====== DATA ENTRIES ======

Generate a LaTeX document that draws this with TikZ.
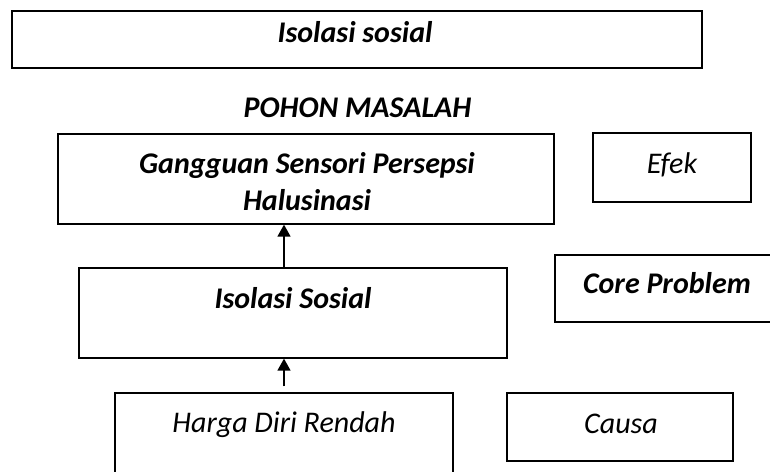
\documentclass[tikz,border=0pt]{standalone}
\usepackage{fontspec}
\setmainfont{Carlito}
\usetikzlibrary{arrows.meta}
\tikzset{
  box/.style={draw=black, line width=1.3pt, inner sep=0pt, fill=none},
  topbox/.style={box, line width=1.8pt},
  bi/.style={inner sep=0pt, anchor=base, font=\fontsize{30}{36}\selectfont\bfseries\itshape},
  ri/.style={inner sep=0pt, anchor=base, font=\fontsize{30}{36}\selectfont\itshape},
  arr/.style={line width=1.5pt, -{Triangle[length=12pt,width=13pt]}}
}
\begin{document}
\begin{tikzpicture}[x=1pt,y=-1pt]
\useasboundingbox (0,0) rectangle (770,471);
% boxes
\node[topbox, minimum width=690pt, minimum height=57pt] (top) at (357,39.5) {};
\node[box, minimum width=496pt, minimum height=90pt] (gang) at (306,179) {};
\node[box, minimum width=158pt, minimum height=69pt] (efek) at (672,167.5) {};
\node[box, minimum width=428pt, minimum height=90pt] (isol) at (293,313) {};
\node[box, minimum width=220pt, minimum height=67pt] (core) at (665,288.5) {};
\node[box, minimum width=338pt, minimum height=90pt] (harga) at (284,438) {};
\node[box, minimum width=226pt, minimum height=68pt] (causa) at (620,427) {};
% texts
\node[bi] (ttop) at (355,42) {Isolasi sosial};
\node[bi] (title) at (357.5,117) {POHON MASALAH};
\node[bi] (tgang1) at (307,173) {Gangguan Sensori Persepsi};
\node[bi] (tgang2) at (307,210) {Halusinasi};
\node[ri] (tefek) at (672,173) {Efek};
\node[bi] (tisol) at (293,308) {Isolasi Sosial};
\node[bi] (tcore) at (667,293) {Core Problem};
\node[ri] (tharga) at (284,432) {Harga Diri Rendah};
\node[ri] (tcausa) at (621,433) {Causa};
% arrows
\draw[arr] (harga.north |- isol.north) -- (harga.north |- gang.south);
\draw[arr] ([yshift=6pt]harga.north) -- (harga.north |- isol.south);
\end{tikzpicture}
\end{document}
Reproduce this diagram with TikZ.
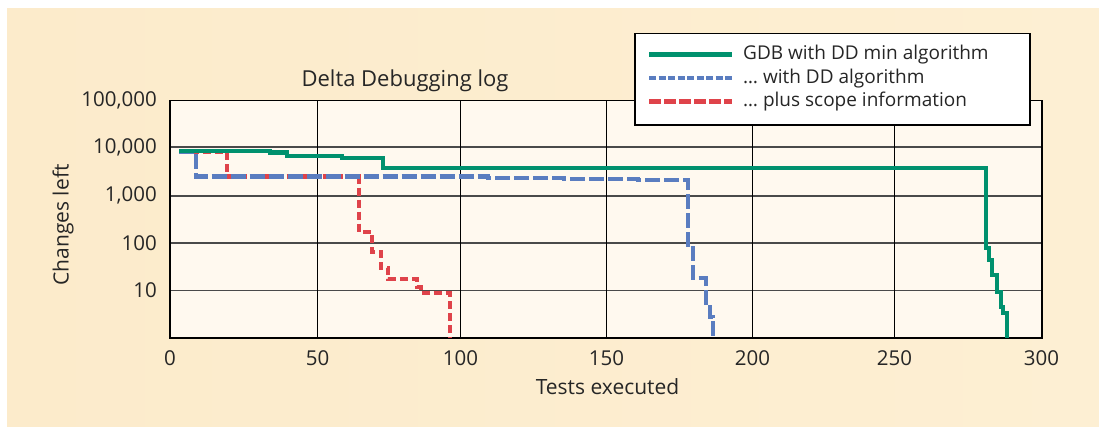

======

GIVEN PROBLEM - Read the data above. Pull out each line in which the string "this" appears.

THE ANSWER -
Generate a LaTeX document that draws this with TikZ.
Reproduce this diagram with TikZ.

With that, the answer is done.